Stored entries
□ □ □ □

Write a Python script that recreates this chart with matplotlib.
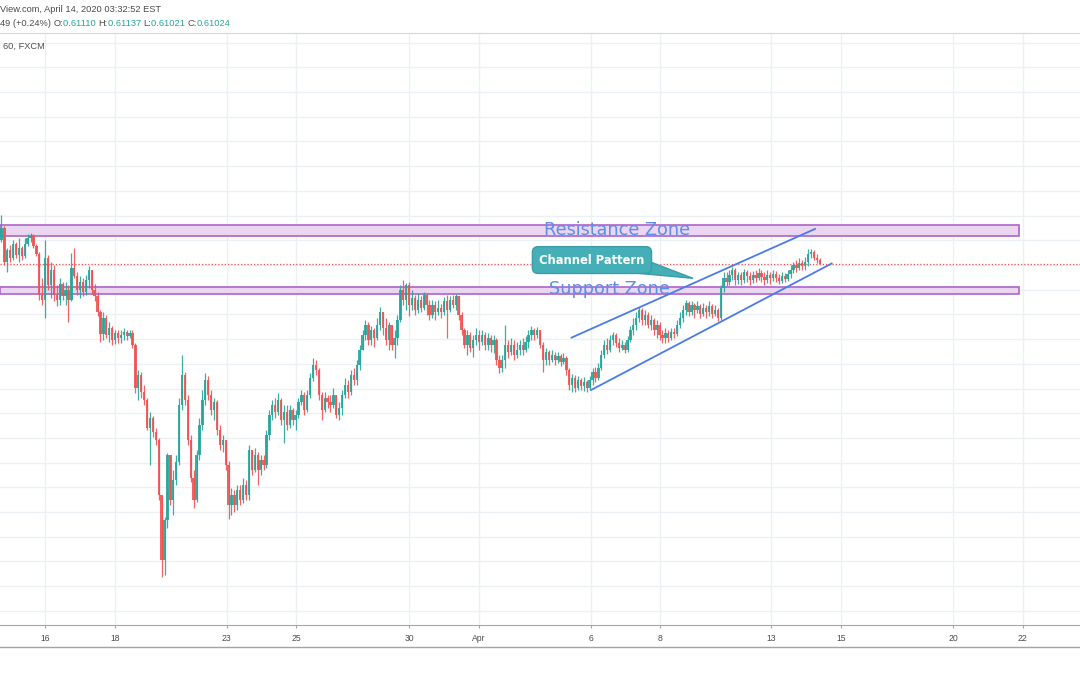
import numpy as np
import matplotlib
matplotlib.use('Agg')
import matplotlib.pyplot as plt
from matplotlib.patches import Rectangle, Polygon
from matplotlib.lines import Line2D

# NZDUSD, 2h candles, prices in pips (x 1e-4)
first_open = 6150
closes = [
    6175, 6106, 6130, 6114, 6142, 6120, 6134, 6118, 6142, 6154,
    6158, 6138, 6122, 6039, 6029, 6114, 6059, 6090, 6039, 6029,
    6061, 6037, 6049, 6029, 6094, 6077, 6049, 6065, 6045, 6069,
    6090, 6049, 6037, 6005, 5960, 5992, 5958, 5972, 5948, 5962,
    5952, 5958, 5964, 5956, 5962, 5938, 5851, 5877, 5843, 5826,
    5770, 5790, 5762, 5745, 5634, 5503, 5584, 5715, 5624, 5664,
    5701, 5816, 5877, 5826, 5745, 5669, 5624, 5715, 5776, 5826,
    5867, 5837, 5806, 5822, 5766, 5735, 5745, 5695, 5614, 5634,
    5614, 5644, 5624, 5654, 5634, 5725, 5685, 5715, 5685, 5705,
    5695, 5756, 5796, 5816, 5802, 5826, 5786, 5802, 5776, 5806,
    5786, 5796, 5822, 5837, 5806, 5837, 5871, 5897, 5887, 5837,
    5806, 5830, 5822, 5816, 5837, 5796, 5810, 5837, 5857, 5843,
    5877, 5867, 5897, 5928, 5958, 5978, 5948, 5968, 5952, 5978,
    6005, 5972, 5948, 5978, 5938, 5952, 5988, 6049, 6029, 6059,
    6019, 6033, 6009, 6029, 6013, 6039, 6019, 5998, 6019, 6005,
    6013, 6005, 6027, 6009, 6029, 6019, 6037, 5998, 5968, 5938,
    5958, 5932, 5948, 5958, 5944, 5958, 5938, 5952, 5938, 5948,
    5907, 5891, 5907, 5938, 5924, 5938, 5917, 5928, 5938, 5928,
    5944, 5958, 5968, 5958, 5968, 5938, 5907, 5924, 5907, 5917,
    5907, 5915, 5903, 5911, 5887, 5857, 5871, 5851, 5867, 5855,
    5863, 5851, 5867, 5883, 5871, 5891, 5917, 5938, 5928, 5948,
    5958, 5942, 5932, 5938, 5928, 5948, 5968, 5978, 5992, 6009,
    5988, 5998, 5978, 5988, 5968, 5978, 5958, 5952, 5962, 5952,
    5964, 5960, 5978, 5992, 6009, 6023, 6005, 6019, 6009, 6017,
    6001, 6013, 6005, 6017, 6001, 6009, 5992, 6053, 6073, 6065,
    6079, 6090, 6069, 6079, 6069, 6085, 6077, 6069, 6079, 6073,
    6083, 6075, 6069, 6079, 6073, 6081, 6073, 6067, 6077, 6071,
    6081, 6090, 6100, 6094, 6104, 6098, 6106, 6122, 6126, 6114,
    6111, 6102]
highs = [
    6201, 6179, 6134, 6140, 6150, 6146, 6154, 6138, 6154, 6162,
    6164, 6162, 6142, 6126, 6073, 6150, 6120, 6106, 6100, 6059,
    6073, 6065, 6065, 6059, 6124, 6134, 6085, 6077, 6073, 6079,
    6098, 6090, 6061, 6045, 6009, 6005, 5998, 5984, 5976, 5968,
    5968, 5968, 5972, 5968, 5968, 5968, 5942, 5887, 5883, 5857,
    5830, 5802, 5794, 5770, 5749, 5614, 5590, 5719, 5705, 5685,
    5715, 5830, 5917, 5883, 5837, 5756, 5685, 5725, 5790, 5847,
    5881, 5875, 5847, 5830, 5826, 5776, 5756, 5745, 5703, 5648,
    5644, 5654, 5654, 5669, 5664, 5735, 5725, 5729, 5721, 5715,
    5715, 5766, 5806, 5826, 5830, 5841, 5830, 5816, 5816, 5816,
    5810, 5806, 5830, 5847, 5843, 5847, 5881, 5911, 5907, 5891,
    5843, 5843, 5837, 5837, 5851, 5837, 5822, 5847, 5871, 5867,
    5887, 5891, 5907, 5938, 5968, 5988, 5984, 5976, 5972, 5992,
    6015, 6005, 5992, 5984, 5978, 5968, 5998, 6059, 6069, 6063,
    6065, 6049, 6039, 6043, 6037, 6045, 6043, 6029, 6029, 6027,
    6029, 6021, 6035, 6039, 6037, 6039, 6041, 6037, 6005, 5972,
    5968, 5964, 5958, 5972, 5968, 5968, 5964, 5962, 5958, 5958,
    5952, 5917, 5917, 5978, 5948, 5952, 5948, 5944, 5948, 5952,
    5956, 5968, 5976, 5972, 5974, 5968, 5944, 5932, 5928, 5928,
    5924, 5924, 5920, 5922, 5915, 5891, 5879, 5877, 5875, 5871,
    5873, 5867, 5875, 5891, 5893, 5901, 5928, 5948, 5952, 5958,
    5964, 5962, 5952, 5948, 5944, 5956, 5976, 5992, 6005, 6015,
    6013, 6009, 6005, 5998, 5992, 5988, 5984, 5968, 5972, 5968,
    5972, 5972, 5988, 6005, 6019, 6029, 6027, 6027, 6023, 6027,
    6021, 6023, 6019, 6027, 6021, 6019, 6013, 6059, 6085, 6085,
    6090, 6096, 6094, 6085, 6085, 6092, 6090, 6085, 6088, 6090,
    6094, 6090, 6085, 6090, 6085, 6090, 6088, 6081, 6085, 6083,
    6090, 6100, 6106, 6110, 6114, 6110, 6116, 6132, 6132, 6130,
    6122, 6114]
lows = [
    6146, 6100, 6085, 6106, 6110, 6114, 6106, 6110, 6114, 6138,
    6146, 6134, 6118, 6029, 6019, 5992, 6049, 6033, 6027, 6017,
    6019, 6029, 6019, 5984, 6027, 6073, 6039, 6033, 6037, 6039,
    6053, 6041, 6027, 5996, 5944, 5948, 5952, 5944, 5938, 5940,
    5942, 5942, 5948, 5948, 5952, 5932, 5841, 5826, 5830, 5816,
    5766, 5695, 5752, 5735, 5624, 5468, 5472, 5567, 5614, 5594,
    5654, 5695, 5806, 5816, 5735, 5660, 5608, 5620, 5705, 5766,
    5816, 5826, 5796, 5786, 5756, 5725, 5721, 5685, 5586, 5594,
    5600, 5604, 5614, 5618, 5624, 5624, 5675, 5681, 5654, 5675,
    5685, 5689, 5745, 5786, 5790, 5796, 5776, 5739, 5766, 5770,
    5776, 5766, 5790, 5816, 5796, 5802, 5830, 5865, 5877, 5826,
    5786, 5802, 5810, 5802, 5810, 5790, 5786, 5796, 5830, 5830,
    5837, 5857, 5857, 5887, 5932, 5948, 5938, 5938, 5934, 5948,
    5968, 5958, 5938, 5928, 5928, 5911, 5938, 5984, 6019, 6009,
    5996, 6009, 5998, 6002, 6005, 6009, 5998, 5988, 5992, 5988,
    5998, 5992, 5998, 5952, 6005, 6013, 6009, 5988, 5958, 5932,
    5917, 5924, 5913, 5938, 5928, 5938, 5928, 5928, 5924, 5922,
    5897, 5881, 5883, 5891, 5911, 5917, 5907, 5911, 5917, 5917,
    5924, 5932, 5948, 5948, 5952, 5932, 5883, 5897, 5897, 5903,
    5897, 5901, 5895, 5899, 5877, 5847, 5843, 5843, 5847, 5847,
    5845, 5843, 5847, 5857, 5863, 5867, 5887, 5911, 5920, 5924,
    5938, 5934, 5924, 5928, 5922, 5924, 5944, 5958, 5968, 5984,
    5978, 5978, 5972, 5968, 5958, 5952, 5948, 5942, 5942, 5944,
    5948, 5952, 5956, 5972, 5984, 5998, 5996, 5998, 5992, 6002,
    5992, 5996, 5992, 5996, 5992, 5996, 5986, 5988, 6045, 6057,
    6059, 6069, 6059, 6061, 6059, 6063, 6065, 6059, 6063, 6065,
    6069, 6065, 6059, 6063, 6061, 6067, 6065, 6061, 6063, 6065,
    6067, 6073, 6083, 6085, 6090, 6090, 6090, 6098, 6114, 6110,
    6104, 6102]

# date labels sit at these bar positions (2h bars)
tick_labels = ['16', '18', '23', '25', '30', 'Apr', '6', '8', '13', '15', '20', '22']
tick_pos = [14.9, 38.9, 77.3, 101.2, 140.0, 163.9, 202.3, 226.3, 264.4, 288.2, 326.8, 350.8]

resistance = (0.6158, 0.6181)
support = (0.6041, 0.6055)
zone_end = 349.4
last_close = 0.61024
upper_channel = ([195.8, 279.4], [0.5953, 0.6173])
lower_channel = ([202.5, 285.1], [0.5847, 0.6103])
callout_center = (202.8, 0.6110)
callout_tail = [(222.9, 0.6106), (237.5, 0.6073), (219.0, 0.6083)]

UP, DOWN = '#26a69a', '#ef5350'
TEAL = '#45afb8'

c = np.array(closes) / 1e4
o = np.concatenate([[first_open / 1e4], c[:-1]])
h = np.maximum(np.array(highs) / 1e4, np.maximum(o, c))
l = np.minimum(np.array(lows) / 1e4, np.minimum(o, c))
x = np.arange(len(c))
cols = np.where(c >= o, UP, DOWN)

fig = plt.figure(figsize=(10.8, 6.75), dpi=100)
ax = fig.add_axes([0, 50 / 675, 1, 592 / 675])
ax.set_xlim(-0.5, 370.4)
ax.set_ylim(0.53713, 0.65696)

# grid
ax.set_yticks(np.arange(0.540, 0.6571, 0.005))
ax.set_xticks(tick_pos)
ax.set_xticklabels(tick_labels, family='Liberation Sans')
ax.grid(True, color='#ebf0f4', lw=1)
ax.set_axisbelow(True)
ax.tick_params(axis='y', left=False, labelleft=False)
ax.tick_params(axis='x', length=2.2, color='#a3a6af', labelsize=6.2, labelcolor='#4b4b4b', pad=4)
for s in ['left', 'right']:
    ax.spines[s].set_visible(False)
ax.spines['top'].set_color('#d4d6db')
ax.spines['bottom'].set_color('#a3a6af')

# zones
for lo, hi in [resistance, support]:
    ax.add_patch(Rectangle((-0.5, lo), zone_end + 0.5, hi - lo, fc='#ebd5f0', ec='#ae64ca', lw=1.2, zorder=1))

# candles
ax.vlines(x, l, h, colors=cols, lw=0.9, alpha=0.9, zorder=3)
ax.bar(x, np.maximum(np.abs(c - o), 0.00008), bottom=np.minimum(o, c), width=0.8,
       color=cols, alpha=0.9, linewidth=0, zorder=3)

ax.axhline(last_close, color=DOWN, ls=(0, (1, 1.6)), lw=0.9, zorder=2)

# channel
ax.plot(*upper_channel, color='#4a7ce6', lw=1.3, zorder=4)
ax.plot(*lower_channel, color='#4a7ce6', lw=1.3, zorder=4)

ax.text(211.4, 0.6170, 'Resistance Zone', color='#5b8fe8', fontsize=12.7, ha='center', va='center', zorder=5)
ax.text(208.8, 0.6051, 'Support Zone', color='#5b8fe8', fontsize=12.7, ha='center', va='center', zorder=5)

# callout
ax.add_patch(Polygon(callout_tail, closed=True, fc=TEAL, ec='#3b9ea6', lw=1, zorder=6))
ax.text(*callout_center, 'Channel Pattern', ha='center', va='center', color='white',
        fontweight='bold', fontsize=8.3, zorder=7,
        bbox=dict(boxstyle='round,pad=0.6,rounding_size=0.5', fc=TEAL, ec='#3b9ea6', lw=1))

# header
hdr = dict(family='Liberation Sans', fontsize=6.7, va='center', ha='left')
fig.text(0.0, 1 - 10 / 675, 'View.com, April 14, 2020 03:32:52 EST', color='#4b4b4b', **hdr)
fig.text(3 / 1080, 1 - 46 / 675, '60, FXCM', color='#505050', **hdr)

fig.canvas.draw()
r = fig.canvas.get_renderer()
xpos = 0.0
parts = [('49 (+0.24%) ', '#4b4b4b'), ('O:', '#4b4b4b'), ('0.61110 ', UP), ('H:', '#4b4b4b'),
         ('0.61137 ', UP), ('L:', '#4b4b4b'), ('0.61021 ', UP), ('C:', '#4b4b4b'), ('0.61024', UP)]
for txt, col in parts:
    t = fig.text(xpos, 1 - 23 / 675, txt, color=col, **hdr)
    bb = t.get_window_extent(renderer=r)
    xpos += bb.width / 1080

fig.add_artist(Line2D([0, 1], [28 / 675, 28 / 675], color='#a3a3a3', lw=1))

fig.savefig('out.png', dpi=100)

□ □ □ □

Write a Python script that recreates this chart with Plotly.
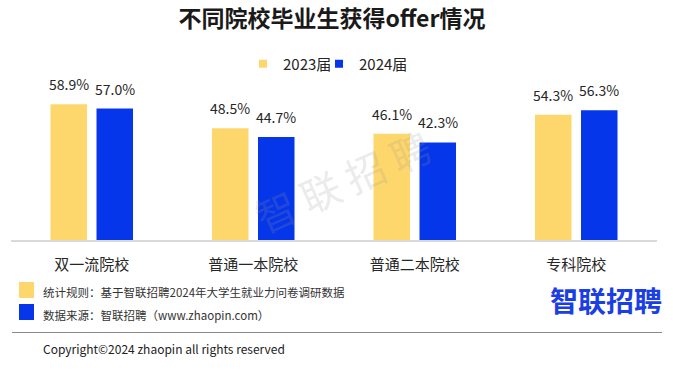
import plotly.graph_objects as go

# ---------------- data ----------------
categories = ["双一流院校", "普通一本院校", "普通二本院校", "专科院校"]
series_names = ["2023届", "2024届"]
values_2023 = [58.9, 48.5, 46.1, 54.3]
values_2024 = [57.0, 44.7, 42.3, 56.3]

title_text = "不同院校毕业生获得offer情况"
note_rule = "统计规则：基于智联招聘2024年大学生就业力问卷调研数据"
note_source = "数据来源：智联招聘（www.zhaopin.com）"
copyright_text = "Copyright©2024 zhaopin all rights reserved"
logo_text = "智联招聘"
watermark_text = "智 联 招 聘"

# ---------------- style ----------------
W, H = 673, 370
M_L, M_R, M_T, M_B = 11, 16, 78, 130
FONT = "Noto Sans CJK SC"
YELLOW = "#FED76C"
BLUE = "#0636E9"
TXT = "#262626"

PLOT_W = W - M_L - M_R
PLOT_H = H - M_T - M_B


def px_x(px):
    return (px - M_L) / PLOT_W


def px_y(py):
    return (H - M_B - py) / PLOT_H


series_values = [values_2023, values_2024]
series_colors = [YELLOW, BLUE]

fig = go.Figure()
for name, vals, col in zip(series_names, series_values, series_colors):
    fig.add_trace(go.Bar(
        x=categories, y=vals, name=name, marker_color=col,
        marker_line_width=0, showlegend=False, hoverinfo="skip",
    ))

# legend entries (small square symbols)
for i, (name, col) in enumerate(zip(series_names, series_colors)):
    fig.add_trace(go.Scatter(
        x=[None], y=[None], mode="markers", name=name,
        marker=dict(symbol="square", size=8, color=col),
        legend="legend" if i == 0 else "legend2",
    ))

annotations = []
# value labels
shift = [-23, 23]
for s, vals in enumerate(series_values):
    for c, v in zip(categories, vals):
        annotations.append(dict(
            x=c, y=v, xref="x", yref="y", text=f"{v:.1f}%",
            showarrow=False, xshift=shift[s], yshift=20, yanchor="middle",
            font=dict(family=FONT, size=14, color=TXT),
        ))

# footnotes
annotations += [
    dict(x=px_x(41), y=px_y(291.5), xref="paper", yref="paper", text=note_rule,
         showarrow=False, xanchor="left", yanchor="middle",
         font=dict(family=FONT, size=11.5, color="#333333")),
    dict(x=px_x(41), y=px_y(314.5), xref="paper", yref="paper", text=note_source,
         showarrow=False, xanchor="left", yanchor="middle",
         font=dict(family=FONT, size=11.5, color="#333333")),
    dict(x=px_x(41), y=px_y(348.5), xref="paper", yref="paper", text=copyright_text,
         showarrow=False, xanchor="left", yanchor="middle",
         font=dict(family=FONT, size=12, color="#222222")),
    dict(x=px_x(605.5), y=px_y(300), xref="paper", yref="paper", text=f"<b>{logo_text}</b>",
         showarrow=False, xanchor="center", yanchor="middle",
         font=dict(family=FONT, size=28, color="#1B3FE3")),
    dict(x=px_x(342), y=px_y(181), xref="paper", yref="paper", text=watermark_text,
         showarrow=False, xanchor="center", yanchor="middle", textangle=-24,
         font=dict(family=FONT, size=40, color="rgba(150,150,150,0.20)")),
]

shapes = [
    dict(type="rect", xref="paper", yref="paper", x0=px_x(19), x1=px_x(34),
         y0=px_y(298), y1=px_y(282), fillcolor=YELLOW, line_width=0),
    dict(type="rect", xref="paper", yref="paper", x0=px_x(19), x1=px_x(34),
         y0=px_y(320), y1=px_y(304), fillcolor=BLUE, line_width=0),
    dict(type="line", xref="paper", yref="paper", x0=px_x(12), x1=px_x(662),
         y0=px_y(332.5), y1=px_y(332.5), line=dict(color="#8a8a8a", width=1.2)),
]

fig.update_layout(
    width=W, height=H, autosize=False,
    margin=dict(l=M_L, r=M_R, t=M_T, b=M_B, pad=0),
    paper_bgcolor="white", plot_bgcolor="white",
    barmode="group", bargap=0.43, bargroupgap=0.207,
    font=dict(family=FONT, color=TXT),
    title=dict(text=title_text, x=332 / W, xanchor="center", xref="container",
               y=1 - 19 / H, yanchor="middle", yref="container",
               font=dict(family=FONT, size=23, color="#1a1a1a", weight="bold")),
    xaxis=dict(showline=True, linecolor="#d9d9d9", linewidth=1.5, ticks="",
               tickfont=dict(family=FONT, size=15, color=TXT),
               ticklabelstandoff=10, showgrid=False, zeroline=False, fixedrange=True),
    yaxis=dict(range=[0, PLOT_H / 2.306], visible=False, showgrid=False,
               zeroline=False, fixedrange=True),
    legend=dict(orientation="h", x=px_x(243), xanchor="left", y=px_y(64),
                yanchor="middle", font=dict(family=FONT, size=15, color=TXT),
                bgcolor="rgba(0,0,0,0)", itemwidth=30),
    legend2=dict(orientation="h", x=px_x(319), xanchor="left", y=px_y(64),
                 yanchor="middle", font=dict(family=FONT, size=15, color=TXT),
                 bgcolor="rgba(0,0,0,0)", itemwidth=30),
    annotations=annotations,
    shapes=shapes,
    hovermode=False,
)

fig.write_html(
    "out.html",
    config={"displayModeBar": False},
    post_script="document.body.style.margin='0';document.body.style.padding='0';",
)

□ □ □ □

TASK TO CARRY OUT:
Keep to the lines between the line with "Write a Python script that recreates this chart with Plotly." and the line with "values_2024 = [57.0, 44.7, 42.3, 56.3]", inclusive, and transcribe them without pictures.

FULL SOLUTION:
Write a Python script that recreates this chart with Plotly.
import plotly.graph_objects as go

# ---------------- data ----------------
categories = ["双一流院校", "普通一本院校", "普通二本院校", "专科院校"]
series_names = ["2023届", "2024届"]
values_2023 = [58.9, 48.5, 46.1, 54.3]
values_2024 = [57.0, 44.7, 42.3, 56.3]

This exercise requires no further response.